Из машины, на которой был изображен тот самый знаменитый знак, на нас не понимающе смотрят какие-то иностранцы. Потом они начинают активно жестикулировать руками и отвечать по-французски. Не достигнув «консенсуса» с ними, наша колонна продолжает движение.

Съезжаем на грунтовку, машину качает, бросает в колее из стороны в сторону. Кадры получаются не важные, сильная тряска. Стабилизатор внутри объектива не справляется с такой нагрузкой. Останавливаемся у какого-то хутора, Ташкент, Сэм и Байк идут выяснять дорогу в нужный нам поселок.

Снимаю портретные и не только планы бойцов «Патриота». Мужики тут разные, есть совсем молодые. Есть уже с сединой. Например, их командир – лет за 50, бросил в России бизнес и уехал на Донбасс. «Что тут непонятного? Как я могу сидеть и смотреть, как всякие «бендеры» разносят на куски этот край?».

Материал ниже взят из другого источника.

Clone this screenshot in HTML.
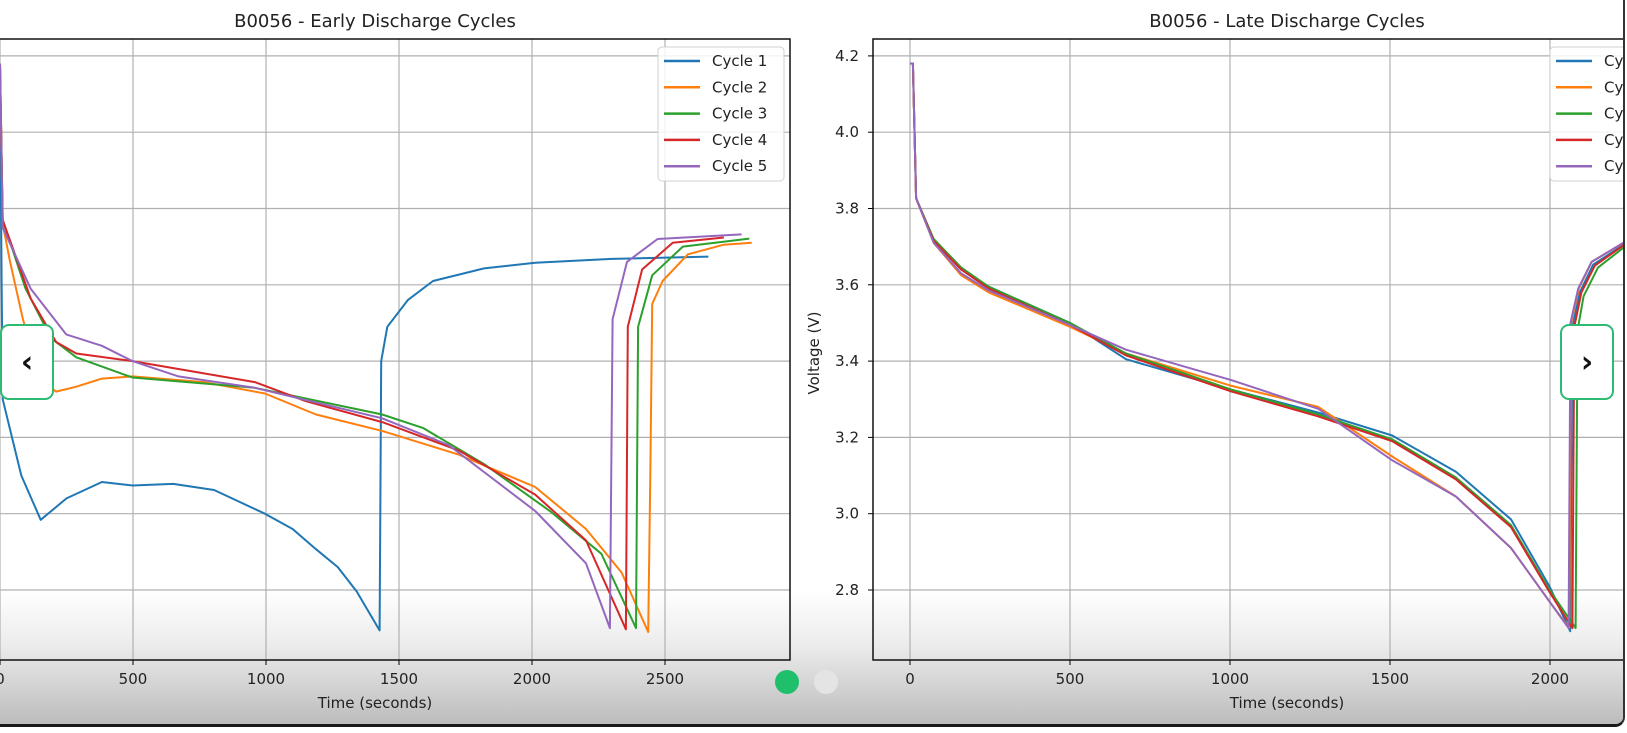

Кто-то скажет, что это «патриотическая дрянь». Вы заблуждаетесь, ведь вы не видели этого человека, не разговаривали с ним. Не смотрели ему в глаза. Поверьте, он очень хорошо зарабатывал. У него было фактически все. И не похож этот доброволец на головореза. Я видел таких людей. Они совершенно иные, и ни разу не «рубаха парень», каким был командир группы «Патриота».